The various regions need an explanation:

  • Thread Stack. It is the stack area used by the thread, all threads run on private stacks.
  • port_extctx. It is the ISR-pushed stack frame, it is a port-dependent structure.
  • PORT_INT_REQUIRED_STACK. It is a fixed-size memory area required for interrupts servicing. The size of this area is dependent on the underlying CPU architecture and IRQ requirements.
  • port_intctx. This is the context switch context, it is a port-dependent structure.
  • thread_t. It is the structure containing all the fixed thread data. It is the most important object type handled by the kernel. Many API functions take pointers to thread_t as parameters but there must be no assumption that the structure is allocated at the beginning of the working area, this is an implementation detail.

Note that port_extctx and PORT_INT_REQUIRED_STACK are only pushed in the stack when an IRQ is being serviced. The structure port_intctx is pushed when the thread is switched out and becomes not running. From the application perspective the internal structure of the working area is not relevant, port-related parts do not impact portability.

Declaring Working Areas

Working areas are declared using a special macro:

THD_WORKING_AREA(wa_name, 128);

The above declarations statically allocates a working area with a 128 bytes stack space. Note that a working area cannot be declared using simply an array because the macro takes care of several things:

  • It considers the size of the various regions to be allocated in the working area, the specified size is the size for just the stack space.
  • It enforces the required alignments and any other architecture-dependent restriction.

This means that the final size of the working are is greater than the specified 128 bytes but portability of the declaration is ensured and it is invariant.

Thread States

During their life cycle threads go through several states, the state machine is regulated by the API and events in the kernel:

Thread States

Note that in ChibiOS/RT there are multiple sleeping states that are indicated on the diagram as a single state.

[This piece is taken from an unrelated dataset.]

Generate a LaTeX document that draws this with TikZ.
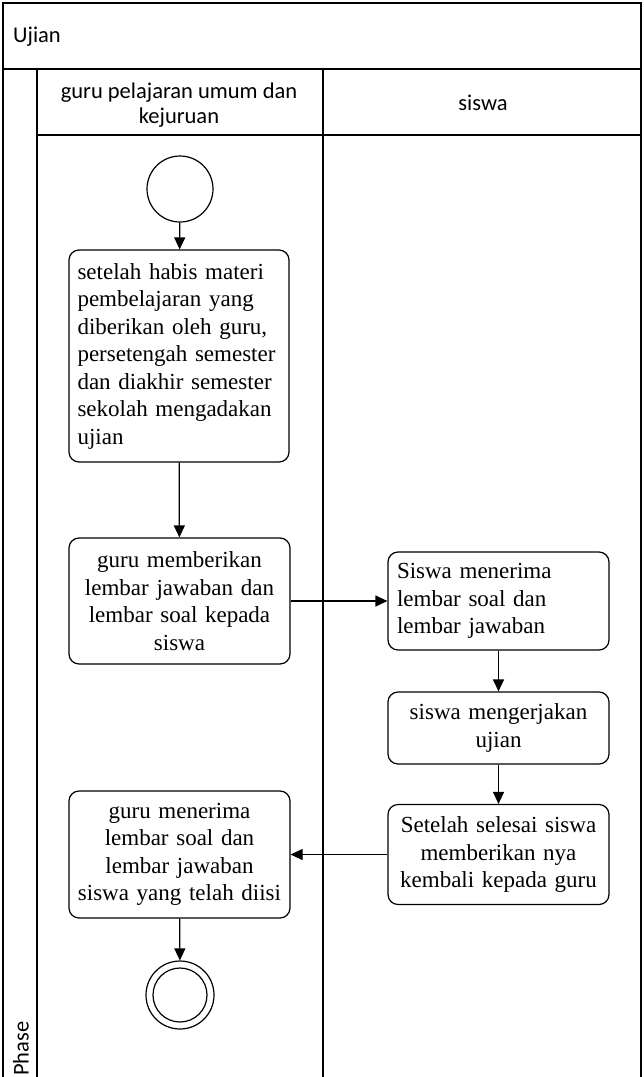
\documentclass[tikz,border=0pt]{standalone}
\usepackage{fontspec}
\setmainfont{Liberation Serif}
\newfontfamily\calibrifont{Carlito}
\usetikzlibrary{arrows.meta}
\begin{document}
\begin{tikzpicture}[x=1pt,y=-1pt,
  frameline/.style={line width=1.4pt},
  actbox/.style={draw, line width=1.2pt, rounded corners=10pt, inner sep=0pt,
    font=\fontsize{23}{27.5}\selectfont},
  lefttext/.style={text width=203pt, align=left},
  centertext/.style={text width=216pt, align=center},
  flow/.style={line width=1.2pt, -{Triangle[length=12pt,width=11pt]}},
  headtext/.style={font=\calibrifont\fontsize{22.5}{25.5}\selectfont, inner sep=0pt}
]
\useasboundingbox (0,0) rectangle (643,1077);
% frame
\draw[frameline] (3,1090) -- (3,3) -- (641,3) -- (641,1090);
\draw[frameline] (3,69) -- (641,69);
\draw[frameline] (37,69) -- (37,1090);
\draw[frameline] (37,135) -- (641,135);
\draw[line width=1.8pt] (323,69) -- (323,1090);
% header texts
\node[headtext, anchor=west] (title) at (13,37) {Ujian};
\node[headtext, align=center] (lane1) at (179,105) {guru pelajaran umum dan\\kejuruan};
\node[headtext, anchor=base] (lane2) at (483,110) {siswa};
\node[headtext, rotate=90, anchor=west] (phase) at (21,1076) {Phase};
% start
\node[draw, circle, line width=1.2pt, minimum size=66pt, inner sep=0pt] (start) at (180,189) {};
% activities
\node[actbox, lefttext, minimum width=220pt, minimum height=212pt] (a1) at (179,356)
  {setelah habis materi\\pembelajaran yang\\diberikan oleh guru,\\persetengah semester\\dan diakhir semester\\sekolah mengadakan\\ujian};
\node[actbox, centertext, minimum width=221pt, minimum height=126pt] (a2) at (179.5,601)
  {guru memberikan\\lembar jawaban dan\\lembar soal kepada\\siswa};
\node[actbox, lefttext, minimum width=221pt, minimum height=98pt] (a3) at (498.5,601)
  {Siswa menerima\\lembar soal dan\\lembar jawaban};
\node[actbox, centertext, minimum width=221pt, minimum height=72pt] (a4) at (498.5,728)
  {siswa mengerjakan\\ujian};
\node[actbox, centertext, minimum width=221pt, minimum height=100pt] (a5) at (498.5,854.5)
  {Setelah selesai siswa\\memberikan nya\\kembali kepada guru};
\node[actbox, centertext, minimum width=221pt, minimum height=127pt] (a6) at (179.5,854.5)
  {guru menerima\\lembar soal dan\\lembar jawaban\\siswa yang telah diisi};
% end
\node[draw, circle, line width=1.2pt, minimum size=68pt, inner sep=0pt] (finish) at (180,995) {};
\node[draw, circle, line width=1.2pt, minimum size=54pt, inner sep=0pt] (finishin) at (180,995) {};
% flows
\draw[flow] (start) -- (a1);
\draw[flow] (a1) -- (a2);
\draw[flow] (a2) -- (a3);
\draw[flow] (a3) -- (a4);
\draw[flow] (a4) -- (a5);
\draw[flow] (a5) -- (a6);
\draw[flow] (a6) -- (finish);
\end{tikzpicture}
\end{document}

Each synchronization object has its own sleeping states, this is done in order to understand on which kind of object the thread is sleeping on.

Thread Functions

In ChibiOS/RT threads code is exactly equivalent to a C function with a special declaration. Multiple threads, each one with its working area, can concurrently run the same function.
One thing must be very clear, each thread has its own stack, this means that:

  1. Automatic C variables are always thread-private unless passed by reference to other threads.
  2. Static C variables declared inside the function body are private to the function but shared among all threads running that function.
  3. Static C variables declared outside the function body are private to the C module but accessible by threads accessing the module functions.
  4. Global C variables are always potentially accessible by all threads in the system.

Every variable falls necessarily in one of the above cases.

Declaring Thread Functions

This is a typical thread declaration:

/* Static variables shared among all threads.*/
uint32_t counter;
static unsigned abc[16];
 
/* Working area for the thread.*/
static THD_WORKING_AREA(waCounter, 128);
 
/* Thread function.*/
static THD_FUNCTION(Counter, arg) {
  static uint32_t cows = 0; /* Thread shared variable.*/
  bool condition = true;    /* Thread private variable.*/
 
  while (condition) {
    /* Thread code.*/
    cows++;
    condition = (bool)(cows < 100);
 
    /* Small interval.*/
    chThdSleepMilliseconds(100);
  }
 
  chThdExit((msg_t)cows);
}

The thread counts 100 cows spacing them by 100mS then returns the number of cows, the returned value can optionally be retrieved by another thread.
Note that the variable cows is static, if there are more than one thread counting cows then there would be an atomicity problem because the variable is shared among all threads.

Note that thread take a parameter of type void* passed by the spawning thread and return a scalar type msg_t which is guaranteed to be wide enough to contain a pointer. The thread parameter is private of the thread instance so, if multiple threads are running on the same function, each one could have received a different parameter.